At the moment it is estimated that 300,000 people are temporarily out of work in the private sector, which translates to 45% of employees in the private sector being affected. Of these, an estimated 170,000 have already applied for unemployment benefits. Looking at the effect in numbers, estimates from consulting firm Inteligencia Económica Inc. point out that by extending the curfew until May 3, the direct economic impact of the crisis would amount to $8.4 billion. If extended until May 31, the impact could reach $12.1 billion. The most heavily affected business sectors include: real estate, retail, manufacturing, tourism and entertainment, cars and health.

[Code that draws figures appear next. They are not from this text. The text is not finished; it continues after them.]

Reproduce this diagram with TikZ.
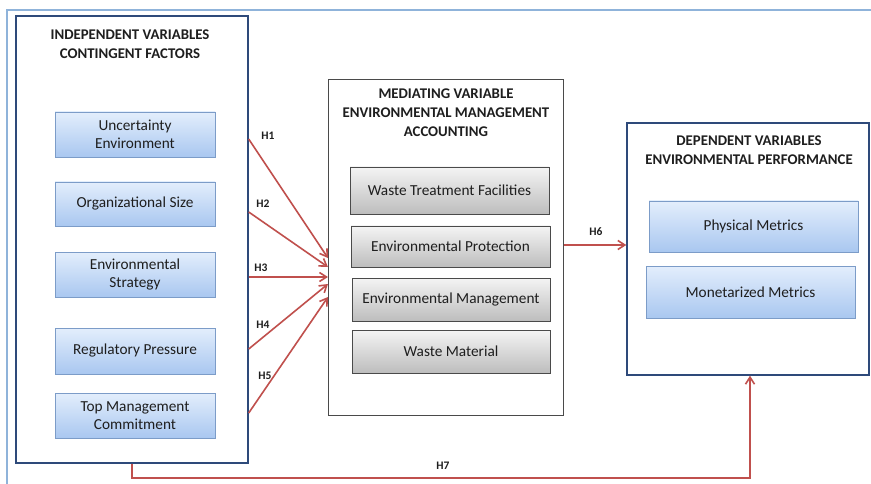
\documentclass[tikz,border=0pt]{standalone}
\usepackage{fontspec}
\setmainfont{Carlito}
\usetikzlibrary{arrows.meta,shadows}
\definecolor{framebl}{HTML}{8FB3DA}
\definecolor{navy}{HTML}{2E4A7A}
\definecolor{boxedge}{HTML}{7C9CC8}
\definecolor{bluetop}{HTML}{E3EEFC}
\definecolor{bluebot}{HTML}{A9C7F0}
\definecolor{graytop}{HTML}{F4F4F4}
\definecolor{graybot}{HTML}{BDBDBD}
\definecolor{grayedge}{HTML}{4A4A4A}
\definecolor{hred}{HTML}{C0504D}
\definecolor{ink}{HTML}{1E1E1E}
\tikzset{
  group/.style={draw, line width=1.4pt, fill=white},
  title/.style={font=\bfseries\fontsize{14.8}{19}\selectfont, text=ink, align=center},
  bluebox/.style={draw=boxedge, line width=0.8pt, top color=bluetop, bottom color=bluebot,
    align=center, text=ink, font=\fontsize{15.3}{18.5}\selectfont, inner sep=0pt,
    drop shadow={shadow xshift=1pt, shadow yshift=-1.2pt, opacity=0.35}},
  graybox/.style={draw=grayedge, line width=0.8pt, top color=graytop, bottom color=graybot,
    align=center, text=ink, font=\fontsize{15.3}{18.5}\selectfont, inner sep=0pt,
    drop shadow={shadow xshift=1pt, shadow yshift=-1.2pt, opacity=0.35}},
  hyp/.style={draw=hred, line width=1.6pt, -{Straight Barb[length=7pt, width=9pt, line width=1.6pt]}},
  hlabel/.style={font=\bfseries\fontsize{11.5}{13}\selectfont, text=ink}
}
\begin{document}
\begin{tikzpicture}[x=1pt, y=-1pt]
\useasboundingbox (0,0) rectangle (871,484);
\fill[white] (0,0) rectangle (871,484);
% outer frame, cut off at the right and bottom
\draw[framebl, line width=1.6pt] (7,484) -- (7,10) -- (871,10);

% independent variables
\node[group, draw=navy, minimum width=232pt, minimum height=447pt, inner sep=0pt] (lb) at (132,239.5) {};
\node[title] (lt) at (130,44.5) {INDEPENDENT VARIABLES\\CONTINGENT FACTORS};
\node[bluebox, minimum width=160pt, minimum height=45pt] (ue) at (135,134.5) {Uncertainty\\Environment};
\node[bluebox, minimum width=160pt, minimum height=44pt] (os) at (135,204) {Organizational Size};
\node[bluebox, minimum width=160pt, minimum height=45pt] (es) at (135,274.5) {Environmental\\Strategy};
\node[bluebox, minimum width=160pt, minimum height=46pt] (rp) at (135,351) {Regulatory Pressure};
\node[bluebox, minimum width=160pt, minimum height=45pt] (tm) at (135,415.5) {Top Management\\Commitment};

% mediating variable
\node[group, draw=grayedge, line width=1.1pt, minimum width=235pt, minimum height=336pt, inner sep=0pt] (mb) at (446,247.5) {};
\node[title] (mt) at (446,113) {MEDIATING VARIABLE\\ENVIRONMENTAL MANAGEMENT\\ACCOUNTING};
\node[graybox, minimum width=199pt, minimum height=47pt] (wt) at (449.5,190.5) {Waste Treatment Facilities};
\node[graybox, minimum width=199pt, minimum height=41pt] (ep) at (450.5,246.5) {Environmental Protection};
\node[graybox, minimum width=198pt, minimum height=43pt] (em) at (451,299.5) {Environmental Management};
\node[graybox, minimum width=198pt, minimum height=43pt] (wm) at (451,351.5) {Waste Material};

% dependent variables
\node[group, draw=navy, minimum width=242pt, minimum height=252pt, inner sep=0pt] (rb) at (748,249) {};
\node[title] (rt) at (749,150) {DEPENDENT VARIABLES\\ENVIRONMENTAL PERFORMANCE};
\node[bluebox, minimum width=209pt, minimum height=51pt] (pm) at (753.5,226.5) {Physical Metrics};
\node[bluebox, minimum width=209pt, minimum height=52pt] (mm) at (750.5,292) {Monetarized Metrics};

% hypothesis paths
\coordinate (s1) at (lb.east |- 0,139);
\coordinate (s2) at (lb.east |- 0,212);
\coordinate (s3) at (lb.east |- 0,277);
\coordinate (s4) at (lb.east |- 0,349);
\coordinate (s5) at (lb.east |- 0,413);
\coordinate (e1) at (mb.west |- 0,258);
\coordinate (e2) at (mb.west |- 0,267);
\coordinate (e3) at (mb.west |- 0,277);
\coordinate (e4) at (mb.west |- 0,284);
\coordinate (e5) at (mb.west |- 0,297);
\draw[hyp] (s1) -- (e1);
\draw[hyp] (s2) -- (e2);
\draw[hyp] (s3) -- (e3);
\draw[hyp] (s4) -- (e4);
\draw[hyp] (s5) -- (e5);
\node[hlabel] (h1) at (268,136) {H1};
\node[hlabel] (h2) at (263,204) {H2};
\node[hlabel] (h3) at (261,268) {H3};
\node[hlabel] (h4) at (263,325) {H4};
\node[hlabel] (h5) at (265,376) {H5};

\draw[hyp] (mb.east |- 0,245) -- (rb.west |- 0,245);
\node[hlabel] (h6) at (596,232) {H6};

\coordinate (b7) at (132,478);
\draw[hyp] (lb.south -| b7) -- (b7) -- (b7 -| 750,0) -- (rb.south -| 750,0);
\node[hlabel] (h7) at (443,466) {H7};
\end{tikzpicture}
\end{document}
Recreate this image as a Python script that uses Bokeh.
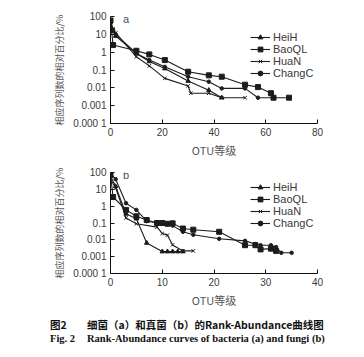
from bokeh.plotting import figure
from bokeh.models import Range1d, FixedTicker, Legend, LegendItem, Label, Div
from bokeh.layouts import column
from bokeh.embed import file_html
from bokeh.resources import INLINE

# ---------------- data ----------------
series_names = ["HeiH", "BaoQL", "HuaN", "ChangC"]

# panel a (bacteria)
a_heih_x = [0, 1, 2, 10, 15, 21, 30, 38, 43]
a_heih_y = [30, 15, 8, 0.85, 0.3, 0.12, 0.024, 0.0074, 0.0028]
a_baoql_x = [0, 1, 10, 15, 21, 30, 38, 43, 52, 57, 62, 63, 69]
a_baoql_y = [60, 2.5, 1.2, 0.75, 0.36, 0.08, 0.05, 0.042, 0.015, 0.011, 0.005, 0.0028, 0.0028]
a_huan_x = [0, 1, 2, 10, 15, 21, 30, 31, 38, 43, 52]
a_huan_y = [50, 20, 12, 0.55, 0.17, 0.034, 0.0126, 0.005, 0.005, 0.0028, 0.0028]
a_changc_x = [0, 1, 2, 10, 15, 21, 30, 38, 43, 52, 57, 63]
a_changc_y = [40, 18, 10, 0.85, 0.36, 0.15, 0.042, 0.022, 0.0093, 0.0093, 0.0028, 0.0028]

# panel b (fungi)
b_heih_x = [0, 1, 3, 5, 7, 10, 11, 12, 13, 14]
b_heih_y = [60, 15, 0.35, 0.18, 0.0065, 0.002, 0.002, 0.002, 0.002, 0.002]
b_baoql_x = [0, 0.5, 3, 5, 7, 9, 10, 11, 12, 14, 16, 21, 26, 28, 29, 31, 32]
b_baoql_y = [70, 3.5, 0.6, 0.25, 0.15, 0.1, 0.1, 0.09, 0.095, 0.047, 0.04, 0.03,
             0.0048, 0.0048, 0.0027, 0.003, 0.0022]
b_huan_x = [0, 1, 3, 5, 9, 10, 11, 12, 14, 16]
b_huan_y = [40, 12, 0.2, 0.09, 0.057, 0.024, 0.019, 0.005, 0.0022, 0.0022]
b_changc_x = [0, 1, 3, 5, 7, 9, 10, 11, 12, 14, 16, 21, 26, 28, 29, 31, 32, 33, 35]
b_changc_y = [85, 40, 1.5, 0.6, 0.13, 0.1, 0.09, 0.085, 0.07, 0.03, 0.02, 0.0115,
              0.0087, 0.0056, 0.0048, 0.0048, 0.0037, 0.0017, 0.0017]

y_ticks = [0.0001, 0.001, 0.01, 0.1, 1, 10, 100]
y_tick_labels = ["0.000 1", "0.001", "0.01", "0.1", "1", "10", "100"]
a_x_ticks = [0, 20, 40, 60, 80]
b_x_ticks = [0, 10, 20, 30, 40]

y_title = "相应序列数的相对百分比/%"
x_title = "OTU等级"
caption_cn_1 = "图2"
caption_cn_2 = "细菌（a）和真菌（b）的Rank-Abundance曲线图"
caption_en_1 = "Fig. 2"
caption_en_2 = "Rank-Abundance curves of bacteria (a) and fungi (b)"

# ---------------- style ----------------
LINE = "#1c1c1c"
TXT = "#3a3a3a"
markers = {"HeiH": ("triangle", 4.5), "BaoQL": ("square", 5), "HuaN": ("x", 5), "ChangC": ("circle", 3.5)}


def panel(xs, ys, xmax, xticks, height, top, bottom, tag, tag_x, tag_y):
    p = figure(width=364, height=height, output_backend="svg", toolbar_location=None,
               y_axis_type="log", x_range=Range1d(0, xmax), y_range=Range1d(0.0001, 100),
               min_border_left=110, min_border_right=47, min_border_top=top,
               min_border_bottom=bottom, background_fill_color=None,
               border_fill_color="white", outline_line_color=None)
    p.grid.visible = False
    items = []
    for name, x, y in zip(series_names, xs, ys):
        r1 = p.line(x, y, line_color=LINE, line_width=1.1)
        mk, sz = markers[name]
        r2 = p.scatter(x, y, marker=mk, size=sz, fill_color=LINE, line_color=LINE, line_width=1)
        items.append(LegendItem(label=name, renderers=[r1, r2]))
    leg = Legend(items=items, location=(140, 44), padding=0, margin=0, spacing=0,
                 glyph_width=20, glyph_height=12, label_height=12, label_standoff=3,
                 label_text_font="Liberation Sans", label_text_font_size="11px",
                 label_text_color=TXT, background_fill_alpha=0, border_line_color=None)
    p.add_layout(leg)
    for ax in (p.xaxis[0], p.yaxis[0]):
        ax.axis_line_color = "#111111"
        ax.axis_line_width = 1
        ax.major_tick_line_color = "#111111"
        ax.major_tick_in = 4
        ax.major_tick_out = 0
        ax.minor_tick_line_color = None
        ax.major_label_text_font = "Liberation Sans"
        ax.major_label_text_font_size = "10px"
        ax.major_label_text_color = TXT
        ax.major_label_standoff = 4
        ax.axis_label_text_font_style = "normal"
        ax.axis_label_text_color = "#555555"
    p.yaxis.ticker = FixedTicker(ticks=y_ticks)
    overrides = {}
    for t, lab in zip(y_ticks, y_tick_labels):
        overrides[int(t) if t >= 1 else t] = lab
    p.yaxis.major_label_overrides = overrides
    p.yaxis.axis_label = y_title
    p.yaxis.axis_label_text_font = "Noto Sans CJK SC"
    p.yaxis.axis_label_text_font_size = "9px"
    p.yaxis.axis_label_standoff = 4
    p.xaxis.ticker = FixedTicker(ticks=xticks)
    p.xaxis.axis_label = x_title
    p.xaxis.axis_label_text_font = "Noto Sans CJK SC"
    p.xaxis.axis_label_text_font_size = "11px"
    p.xaxis.axis_label_standoff = 3
    p.add_layout(Label(x=tag_x, y=tag_y, text=tag, text_font="Liberation Sans",
                       text_font_size="11px", text_color="#34557a", text_baseline="middle"))
    return p


pa = panel([a_heih_x, a_baoql_x, a_huan_x, a_changc_x],
           [a_heih_y, a_baoql_y, a_huan_y, a_changc_y],
           80, a_x_ticks, 160, 16, 37, "a", 4.8, 72)
pb = panel([b_heih_x, b_baoql_x, b_huan_x, b_changc_x],
           [b_heih_y, b_baoql_y, b_huan_y, b_changc_y],
           40, b_x_ticks, 150, 12, 33, "b", 2.4, 74)

cn_font = "font-family:'Noto Sans CJK SC';font-weight:bold;font-size:10.5px;line-height:14px;"
en_font = "font-family:'Liberation Serif';font-weight:bold;font-size:10.5px;line-height:14px;"
html = (
    '<div style="position:relative;width:364px;height:47px;color:#111;white-space:nowrap;">'
    f'<span style="position:absolute;left:50px;top:8px;{cn_font}">{caption_cn_1}</span>'
    f'<span style="position:absolute;left:87px;top:8px;{cn_font}">{caption_cn_2}</span>'
    f'<span style="position:absolute;left:50px;top:22px;{en_font}">{caption_en_1}</span>'
    f'<span style="position:absolute;left:87px;top:22px;{en_font}">{caption_en_2}</span>'
    '</div>'
)
pc = Div(text=html, width=364, height=47, margin=0)

layout = column(pa, pb, pc, spacing=0)
open("out.html", "w").write(file_html(layout, INLINE))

Another relevant point is the impact that the lack of federal aid that Puerto Rico receives would have on the local population, since they could be at risk in the near future. This situation would have an impact for 45% of the families that depend on some type of aid such as Medicaid, PAN and Public Housing.
The economic situation resulting from Covid-19 brings with it the following main risks: paralysis of the private sector, insolvency of households, the financial collapse of the government and the possibility that the economic depression may worsen. With this scenario in mind, the spokespeople for the Movement for a Healthy Economy have proposed a program called Protecting Health and Production with the following points:
- We have to understand that the public and companies are smart and have learned. The markets are efficient. Both workers and customers will not go outside until they are comfortable with the solution offered to them.
- Puerto Rican businessmen are as good as the best in the world. They have the capacity and need to develop protocols that protect the health of both the client and their workers.
- Each industry presents its protocol that adapts to its circumstances and needs. In a free market, customers decide.
- Government should trust and count more on the capacity of its business leaders, workers and customers. It will provide much more strength to the solution.
- Let’s control our fears and work together, government and business to pursue a better life solution.
“The current crisis represents a general risk from which it will be difficult to get away from if comprehensive solutions and well-founded strategies are not implemented. Knowledge and participation of the private sector will be essential to complement the government’s efforts in reopening the economy. It is time to rethink how we will meet the needs of our businesses to direct effective and productive action that benefits everyone,” said group spokesperson Gustavo Vélez, Inteligencia Económica’s founder.
“It would be a serious mistake to think again that federal funds will be the lifeline of Puerto Rico and its economy. The federal government has increased its deficit and debt to historic levels; therefore, no one can guarantee the permanence of the federal funds currently received by the Island. We must move and demonstrate to the Trump administration that we can produce like the rest of the 50 states,” the economist added.
The group calls on government leaders to trust the ability of private industry to think of innovative ideas and offer alternatives that help build a program of effective solutions to succeed, which in turn leads to building a strategy of long-term development. This strategy should be aimed at not depending so much on federal funds and looking for recurring sources of investment and production. Above all, it is of vital importance and urgent action to make possible the permanence of the 273,000 jobs of private companies and the 60,000 of the government that are at risk of being lost.
The initiative will have the support of an educational media campaign aimed at raising awareness about the relevance of reopening private industry with the proper protocols for the benefit of the financial health of the Puerto Rican family.